Return, exactly as written, every line from the first line of the data below through the line that contains "const topAlejandrino = [17.35, 0, 0.8, 18.1];".

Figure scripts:
*-*-*

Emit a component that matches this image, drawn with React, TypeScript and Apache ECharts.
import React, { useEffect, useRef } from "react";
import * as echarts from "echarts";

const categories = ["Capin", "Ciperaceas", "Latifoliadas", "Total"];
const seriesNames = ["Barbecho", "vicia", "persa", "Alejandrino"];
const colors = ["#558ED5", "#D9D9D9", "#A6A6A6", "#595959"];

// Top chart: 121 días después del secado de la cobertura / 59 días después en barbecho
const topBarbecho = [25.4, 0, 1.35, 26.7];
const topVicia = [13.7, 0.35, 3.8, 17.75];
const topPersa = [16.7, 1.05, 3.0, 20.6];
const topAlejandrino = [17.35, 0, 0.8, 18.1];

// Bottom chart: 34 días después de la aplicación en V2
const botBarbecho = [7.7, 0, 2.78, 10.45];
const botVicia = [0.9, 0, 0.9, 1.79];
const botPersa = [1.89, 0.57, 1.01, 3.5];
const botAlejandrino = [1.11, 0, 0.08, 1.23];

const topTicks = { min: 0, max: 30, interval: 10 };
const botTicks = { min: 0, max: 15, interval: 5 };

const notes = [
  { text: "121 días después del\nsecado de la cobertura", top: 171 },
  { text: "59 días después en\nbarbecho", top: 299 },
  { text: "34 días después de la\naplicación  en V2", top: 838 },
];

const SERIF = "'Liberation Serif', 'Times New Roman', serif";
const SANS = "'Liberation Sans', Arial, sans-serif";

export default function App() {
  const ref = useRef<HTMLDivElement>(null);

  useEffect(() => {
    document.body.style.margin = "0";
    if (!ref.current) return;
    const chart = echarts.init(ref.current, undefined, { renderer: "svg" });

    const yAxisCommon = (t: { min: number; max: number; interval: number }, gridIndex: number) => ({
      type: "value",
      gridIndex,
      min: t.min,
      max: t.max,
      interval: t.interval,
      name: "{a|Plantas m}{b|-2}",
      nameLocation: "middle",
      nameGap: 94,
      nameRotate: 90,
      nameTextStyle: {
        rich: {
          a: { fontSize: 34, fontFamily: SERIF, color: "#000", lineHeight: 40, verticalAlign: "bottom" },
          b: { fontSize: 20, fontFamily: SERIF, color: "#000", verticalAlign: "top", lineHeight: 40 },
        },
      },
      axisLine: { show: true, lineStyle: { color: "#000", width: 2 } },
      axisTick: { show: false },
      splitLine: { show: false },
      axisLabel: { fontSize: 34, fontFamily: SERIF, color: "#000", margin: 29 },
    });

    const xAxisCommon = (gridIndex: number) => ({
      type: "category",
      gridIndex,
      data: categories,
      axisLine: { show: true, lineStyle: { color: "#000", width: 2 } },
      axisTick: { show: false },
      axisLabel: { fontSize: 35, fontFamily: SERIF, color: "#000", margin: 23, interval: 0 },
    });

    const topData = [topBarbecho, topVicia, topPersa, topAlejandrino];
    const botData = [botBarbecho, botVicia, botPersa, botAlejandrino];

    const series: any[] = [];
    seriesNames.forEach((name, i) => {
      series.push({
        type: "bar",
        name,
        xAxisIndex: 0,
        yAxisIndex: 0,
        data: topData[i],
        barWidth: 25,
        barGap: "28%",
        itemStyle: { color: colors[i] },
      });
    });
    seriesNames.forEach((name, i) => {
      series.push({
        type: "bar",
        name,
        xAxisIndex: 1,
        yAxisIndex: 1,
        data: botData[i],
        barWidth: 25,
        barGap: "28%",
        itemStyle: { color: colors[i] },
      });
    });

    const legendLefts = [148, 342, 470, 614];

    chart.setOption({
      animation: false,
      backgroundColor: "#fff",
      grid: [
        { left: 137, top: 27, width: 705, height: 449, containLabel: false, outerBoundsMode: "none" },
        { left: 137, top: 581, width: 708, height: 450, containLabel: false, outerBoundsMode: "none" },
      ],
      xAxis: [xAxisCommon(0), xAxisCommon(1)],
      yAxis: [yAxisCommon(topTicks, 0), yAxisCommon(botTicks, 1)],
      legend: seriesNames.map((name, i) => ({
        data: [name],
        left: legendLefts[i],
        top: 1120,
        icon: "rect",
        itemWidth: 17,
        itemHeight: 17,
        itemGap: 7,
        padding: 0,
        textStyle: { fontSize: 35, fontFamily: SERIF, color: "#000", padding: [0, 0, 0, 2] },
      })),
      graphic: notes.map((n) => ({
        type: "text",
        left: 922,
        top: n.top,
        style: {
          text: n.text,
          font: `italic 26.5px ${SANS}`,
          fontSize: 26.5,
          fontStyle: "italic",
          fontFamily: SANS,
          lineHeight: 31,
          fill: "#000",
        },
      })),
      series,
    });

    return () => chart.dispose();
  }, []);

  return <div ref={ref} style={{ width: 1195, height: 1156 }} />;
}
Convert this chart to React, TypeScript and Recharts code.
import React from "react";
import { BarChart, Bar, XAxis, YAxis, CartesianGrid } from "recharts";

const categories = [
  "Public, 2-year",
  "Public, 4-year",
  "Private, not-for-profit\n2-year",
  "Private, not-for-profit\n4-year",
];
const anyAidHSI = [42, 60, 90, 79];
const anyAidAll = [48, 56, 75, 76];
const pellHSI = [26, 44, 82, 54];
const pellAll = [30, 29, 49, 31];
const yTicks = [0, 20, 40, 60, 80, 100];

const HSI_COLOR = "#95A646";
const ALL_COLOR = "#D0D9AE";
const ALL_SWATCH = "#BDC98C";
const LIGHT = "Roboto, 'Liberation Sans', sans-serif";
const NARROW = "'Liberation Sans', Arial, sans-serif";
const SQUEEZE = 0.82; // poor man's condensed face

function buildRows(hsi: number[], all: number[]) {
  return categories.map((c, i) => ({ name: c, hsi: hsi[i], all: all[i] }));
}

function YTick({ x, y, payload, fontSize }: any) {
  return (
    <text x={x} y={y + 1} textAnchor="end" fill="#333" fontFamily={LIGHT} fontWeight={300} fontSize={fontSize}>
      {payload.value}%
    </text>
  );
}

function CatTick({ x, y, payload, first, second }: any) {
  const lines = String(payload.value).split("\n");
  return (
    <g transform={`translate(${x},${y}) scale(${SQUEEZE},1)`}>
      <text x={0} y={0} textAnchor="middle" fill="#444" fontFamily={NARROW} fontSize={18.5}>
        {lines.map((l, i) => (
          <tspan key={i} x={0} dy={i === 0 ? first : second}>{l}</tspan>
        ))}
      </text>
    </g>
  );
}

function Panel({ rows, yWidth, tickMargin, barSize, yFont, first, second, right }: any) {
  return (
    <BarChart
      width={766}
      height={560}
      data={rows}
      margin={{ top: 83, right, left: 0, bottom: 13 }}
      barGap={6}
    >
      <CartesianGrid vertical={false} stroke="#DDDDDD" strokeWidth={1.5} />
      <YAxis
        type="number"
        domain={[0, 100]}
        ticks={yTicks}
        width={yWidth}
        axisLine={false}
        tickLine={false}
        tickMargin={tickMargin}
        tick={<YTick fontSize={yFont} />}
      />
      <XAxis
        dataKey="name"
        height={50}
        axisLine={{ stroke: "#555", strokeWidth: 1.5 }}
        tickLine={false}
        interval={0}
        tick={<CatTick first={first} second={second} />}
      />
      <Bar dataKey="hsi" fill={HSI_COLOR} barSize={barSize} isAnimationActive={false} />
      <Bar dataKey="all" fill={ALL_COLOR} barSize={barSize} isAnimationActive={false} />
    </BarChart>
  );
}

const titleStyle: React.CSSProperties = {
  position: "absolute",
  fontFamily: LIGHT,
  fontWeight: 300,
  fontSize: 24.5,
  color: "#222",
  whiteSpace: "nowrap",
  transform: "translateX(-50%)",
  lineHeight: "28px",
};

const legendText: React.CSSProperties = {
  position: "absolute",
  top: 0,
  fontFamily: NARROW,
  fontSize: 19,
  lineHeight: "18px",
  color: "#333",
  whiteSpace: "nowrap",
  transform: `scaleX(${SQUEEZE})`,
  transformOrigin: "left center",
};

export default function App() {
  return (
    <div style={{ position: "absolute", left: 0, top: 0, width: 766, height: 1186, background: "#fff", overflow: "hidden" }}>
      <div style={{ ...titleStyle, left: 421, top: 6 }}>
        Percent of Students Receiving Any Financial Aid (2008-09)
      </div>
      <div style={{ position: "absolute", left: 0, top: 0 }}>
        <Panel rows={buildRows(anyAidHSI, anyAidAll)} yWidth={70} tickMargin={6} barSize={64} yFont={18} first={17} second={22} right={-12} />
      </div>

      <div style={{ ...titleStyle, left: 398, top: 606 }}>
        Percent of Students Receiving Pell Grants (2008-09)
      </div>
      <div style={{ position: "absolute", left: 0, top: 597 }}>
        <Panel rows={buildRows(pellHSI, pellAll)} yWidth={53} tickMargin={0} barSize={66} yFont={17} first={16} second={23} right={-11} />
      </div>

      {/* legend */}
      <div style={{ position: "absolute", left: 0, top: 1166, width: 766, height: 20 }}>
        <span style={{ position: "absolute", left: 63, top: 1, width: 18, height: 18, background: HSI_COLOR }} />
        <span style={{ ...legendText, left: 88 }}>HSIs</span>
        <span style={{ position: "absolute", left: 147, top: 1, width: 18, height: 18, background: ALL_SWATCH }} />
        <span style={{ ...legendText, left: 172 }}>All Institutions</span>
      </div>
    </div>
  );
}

*-*-*

Written solution:
Emit a component that matches this image, drawn with React, TypeScript and Apache ECharts.
import React, { useEffect, useRef } from "react";
import * as echarts from "echarts";

const categories = ["Capin", "Ciperaceas", "Latifoliadas", "Total"];
const seriesNames = ["Barbecho", "vicia", "persa", "Alejandrino"];
const colors = ["#558ED5", "#D9D9D9", "#A6A6A6", "#595959"];

// Top chart: 121 días después del secado de la cobertura / 59 días después en barbecho
const topBarbecho = [25.4, 0, 1.35, 26.7];
const topVicia = [13.7, 0.35, 3.8, 17.75];
const topPersa = [16.7, 1.05, 3.0, 20.6];
const topAlejandrino = [17.35, 0, 0.8, 18.1];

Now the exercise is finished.